* What to do:
Quote word for word the lines below, beginning with the first and ending with the one that has "return (x - ML) / PW". Drop the pictures.

* Given material:
• • •

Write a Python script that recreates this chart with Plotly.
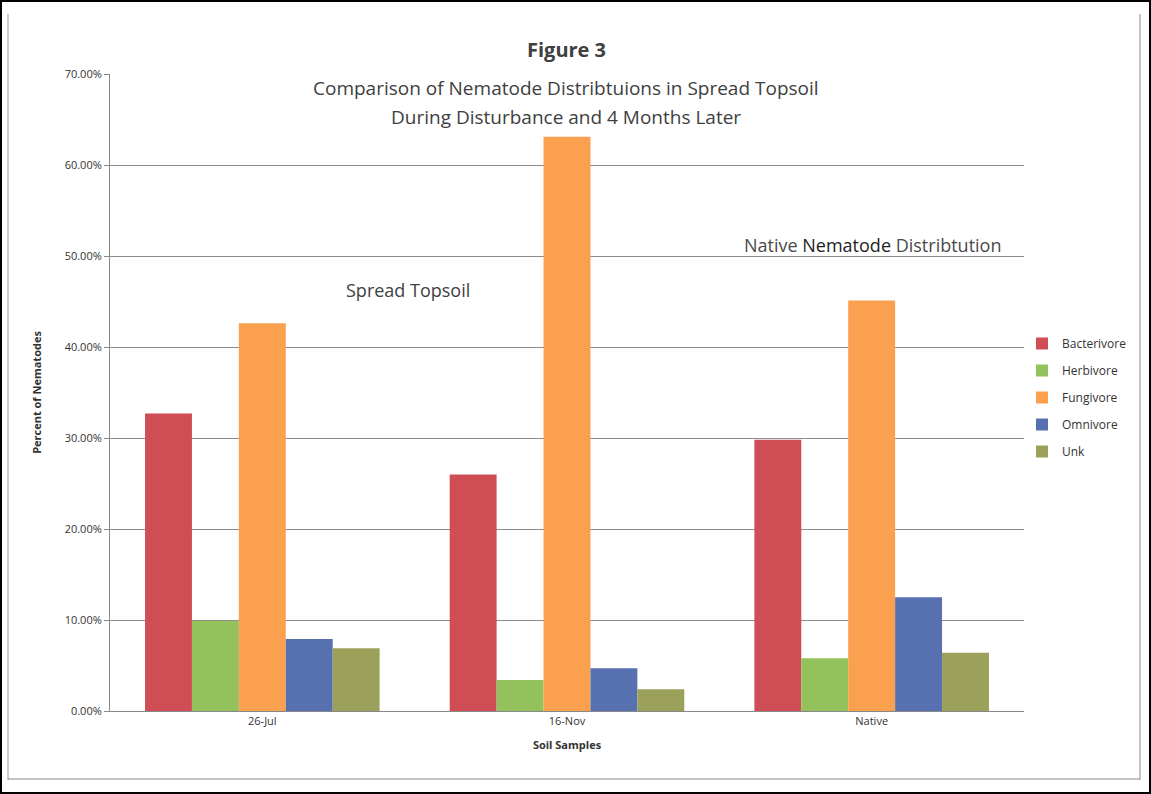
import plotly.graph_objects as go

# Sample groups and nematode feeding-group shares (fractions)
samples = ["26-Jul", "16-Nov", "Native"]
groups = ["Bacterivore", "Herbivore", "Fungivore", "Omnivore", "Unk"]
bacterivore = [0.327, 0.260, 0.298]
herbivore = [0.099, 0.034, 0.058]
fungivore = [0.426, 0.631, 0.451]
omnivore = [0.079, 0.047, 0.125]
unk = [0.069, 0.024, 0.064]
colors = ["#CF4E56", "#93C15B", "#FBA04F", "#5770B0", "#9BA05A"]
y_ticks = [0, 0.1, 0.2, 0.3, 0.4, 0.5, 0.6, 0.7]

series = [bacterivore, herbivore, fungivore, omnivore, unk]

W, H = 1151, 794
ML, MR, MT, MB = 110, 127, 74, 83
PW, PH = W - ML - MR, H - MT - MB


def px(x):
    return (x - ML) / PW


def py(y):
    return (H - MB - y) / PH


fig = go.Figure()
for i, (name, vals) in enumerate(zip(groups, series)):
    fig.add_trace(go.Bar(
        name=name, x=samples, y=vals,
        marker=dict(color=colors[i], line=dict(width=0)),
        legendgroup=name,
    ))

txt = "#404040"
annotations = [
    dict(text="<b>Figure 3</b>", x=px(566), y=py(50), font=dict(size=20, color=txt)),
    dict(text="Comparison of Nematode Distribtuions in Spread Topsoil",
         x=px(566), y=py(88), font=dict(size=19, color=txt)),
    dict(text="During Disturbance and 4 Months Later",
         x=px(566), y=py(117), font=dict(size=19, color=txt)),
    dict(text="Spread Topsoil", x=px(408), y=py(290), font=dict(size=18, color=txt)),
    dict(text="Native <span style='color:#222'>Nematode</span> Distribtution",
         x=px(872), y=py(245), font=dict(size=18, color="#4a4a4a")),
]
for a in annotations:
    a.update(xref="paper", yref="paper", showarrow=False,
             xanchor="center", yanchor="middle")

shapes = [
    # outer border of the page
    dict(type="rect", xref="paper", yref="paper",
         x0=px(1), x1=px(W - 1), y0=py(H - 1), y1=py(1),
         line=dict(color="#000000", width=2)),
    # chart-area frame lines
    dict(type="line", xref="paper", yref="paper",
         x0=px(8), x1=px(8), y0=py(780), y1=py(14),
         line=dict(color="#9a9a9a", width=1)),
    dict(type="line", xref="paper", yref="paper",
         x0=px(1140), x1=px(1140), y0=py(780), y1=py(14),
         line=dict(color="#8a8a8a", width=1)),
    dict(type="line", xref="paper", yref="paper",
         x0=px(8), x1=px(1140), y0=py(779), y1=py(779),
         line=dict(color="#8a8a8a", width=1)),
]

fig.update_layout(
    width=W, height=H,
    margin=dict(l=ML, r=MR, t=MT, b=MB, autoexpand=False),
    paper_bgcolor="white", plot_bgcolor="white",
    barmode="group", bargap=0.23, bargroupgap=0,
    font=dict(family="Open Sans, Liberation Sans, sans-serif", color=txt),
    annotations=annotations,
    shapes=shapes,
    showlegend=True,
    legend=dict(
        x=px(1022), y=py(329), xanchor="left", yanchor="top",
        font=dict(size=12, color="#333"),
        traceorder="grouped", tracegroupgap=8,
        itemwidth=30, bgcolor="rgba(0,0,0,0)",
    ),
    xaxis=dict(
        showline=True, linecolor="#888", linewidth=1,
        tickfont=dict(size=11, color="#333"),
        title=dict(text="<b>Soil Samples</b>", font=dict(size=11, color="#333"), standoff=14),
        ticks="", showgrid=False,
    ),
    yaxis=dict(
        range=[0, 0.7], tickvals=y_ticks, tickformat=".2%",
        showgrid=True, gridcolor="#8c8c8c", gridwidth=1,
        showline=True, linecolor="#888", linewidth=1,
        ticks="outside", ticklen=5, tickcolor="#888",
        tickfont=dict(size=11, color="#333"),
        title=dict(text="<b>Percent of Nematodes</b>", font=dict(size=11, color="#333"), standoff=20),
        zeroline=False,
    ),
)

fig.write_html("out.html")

• • •

* Reply:
Write a Python script that recreates this chart with Plotly.
import plotly.graph_objects as go

# Sample groups and nematode feeding-group shares (fractions)
samples = ["26-Jul", "16-Nov", "Native"]
groups = ["Bacterivore", "Herbivore", "Fungivore", "Omnivore", "Unk"]
bacterivore = [0.327, 0.260, 0.298]
herbivore = [0.099, 0.034, 0.058]
fungivore = [0.426, 0.631, 0.451]
omnivore = [0.079, 0.047, 0.125]
unk = [0.069, 0.024, 0.064]
colors = ["#CF4E56", "#93C15B", "#FBA04F", "#5770B0", "#9BA05A"]
y_ticks = [0, 0.1, 0.2, 0.3, 0.4, 0.5, 0.6, 0.7]

series = [bacterivore, herbivore, fungivore, omnivore, unk]

W, H = 1151, 794
ML, MR, MT, MB = 110, 127, 74, 83
PW, PH = W - ML - MR, H - MT - MB


def px(x):
    return (x - ML) / PW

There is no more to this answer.